NAME
Search::Tools::TokenPP - a token object returned from a TokenList
SYNOPSIS
use Search::Tools::Tokenizer;
my $tokenizer = Search::Tools::Tokenizer->new();
my $tokens = $tokenizer->tokenize_pp('quick brown red dog');
while ( my $token = $tokens->next ) {
# token isa Search::Tools::TokenPP
print "token = $token\n";
printf("str: %s, len = %d, u8len = %d, pos = %d, is_match = %d, is_hot = %d\n",
$token->str,
$token->len,
$token->u8len,
$token->pos,
$token->is_match,
$token->is_hot
);
}
DESCRIPTION
A TokenPP represents one or more characters culled from a string by a Tokenizer.
METHODS
TokenPP is a pure-Perl version of Token. See the Token docs for more details.

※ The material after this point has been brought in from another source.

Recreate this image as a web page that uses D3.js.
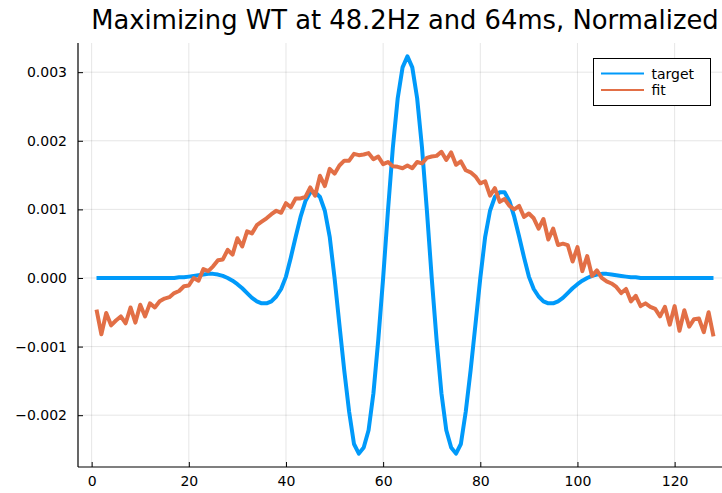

This class inherits from Search::Tools::Object. Only new or overridden methods are documented here.
str
The characters in the token. Stringifies to the str() value with overloading.
len
The byte length of str().
u8len
The character length of str(). For ASCII, len() == u8len(). For non-ASCII UTF-8, u8len() < len().
pos
The zero-based position in the original string.
is_match
Did the token match the re() in the Tokenizer.
is_hot
Did the token match the heat_seeker in the Tokenizer.
is_sentence_start
is_sentence_end
Returns true value if the Token matches common sentence-ending punctuation.
set_hot
Set the is_hot() value.
set_match
Set the is_match() value.
AUTHOR
Peter Karman <karman@cpan.org>
BUGS
Please report any bugs or feature requests to bug-search-tools at rt.cpan.org
, or through the web interface at http://rt.cpan.org/NoAuth/ReportBug.html?Queue=Search-Tools. I will be notified, and then you'll automatically be notified of progress on your bug as I make changes.
SUPPORT
You can find documentation for this module with the perldoc command.
perldoc Search::Tools
You can also look for information at:
RT: CPAN's request tracker
AnnoCPAN: Annotated CPAN documentation
CPAN Ratings
Search CPAN
COPYRIGHT
Copyright 2009 by Peter Karman.
This package is free software; you can redistribute it and/or modify it under the same terms as Perl itself.